A compute pod design must be rack-aligned with 16/24/32 servers per rack, depending on the server RU size, the power available to the rack, and so on.
Network Edge Clusters
Network Edge Clusters are smaller in size than the Management or Core Compute clusters. The core compute clusters consume an entire rack. The network edge cluster primarily hosts NSX Edge Gateway VMs and NSX Advanced Load Balancer Service Gateways. It must be sized according to the edge domain requirements.
Near/Far Edge Clusters
Near/Far Edge clusters are smaller in size than the Management or Core Compute clusters. The Near/Far Edge clusters are used in a distributed environment. The use cases for this cluster type include:
C-RAN Deployments (hosting multiple DUs in a single location)
Edge services (UPF Breakout)
Multi-Access Edge Computing (MEC) use cases for enterprise verticals or co-located offerings
The hardware that is installed in the Near/Far Edge clusters might also differ from the general-purpose compute based on the service offerings. GPUs can be deployed for AI/ML services and inline/look-aside accelerators can be deployed for C-RAN type services.
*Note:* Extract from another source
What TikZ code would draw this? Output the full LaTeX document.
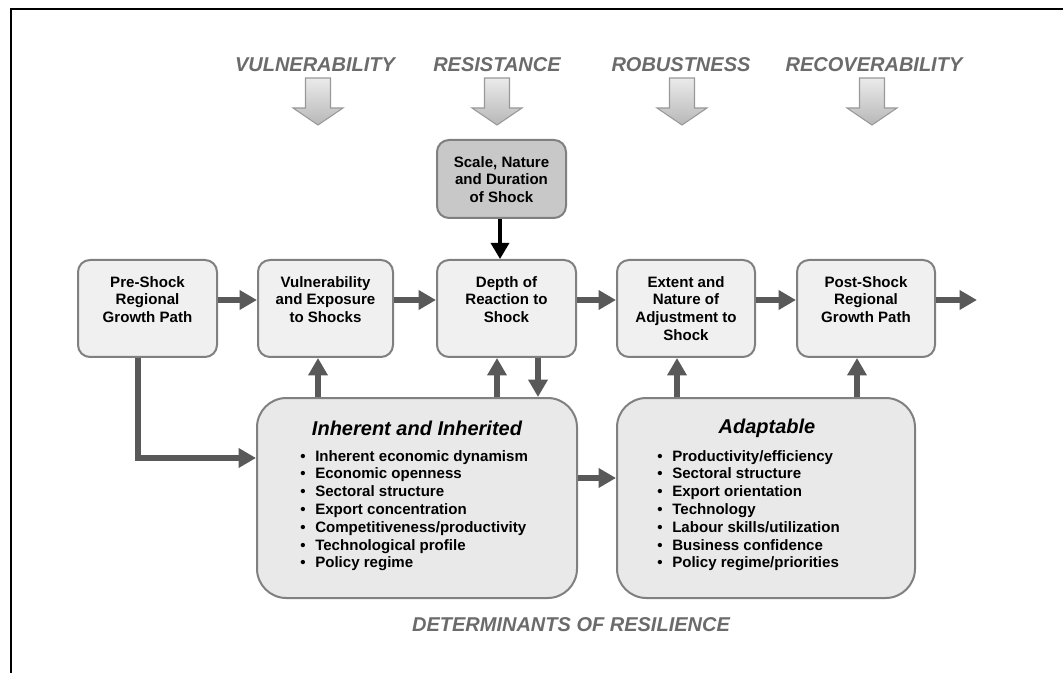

The standardization of physical specifications across the cluster applies to all cluster types.
RAN Cell Sites
RAN Cell Sites run fewer workloads than other cluster types; however, these workloads require low latency and more resources in real time.
ESXi Host memory must be sized to accommodate both the Tanzu Kubernetes Grid RAN worker nodes and ensure that memory is available for the hypervisor. Standalone hosts do not require RAM overhead for vSAN.
The minimum memory reservation for RAN worker nodes is 12 GB RAM and 2 physical cores per NUMA node. Remove these resources from the overall host capacity when performing function sizing and capacity planning and include overhead for ESXi and the Guest OS or Kubernetes processing requirements.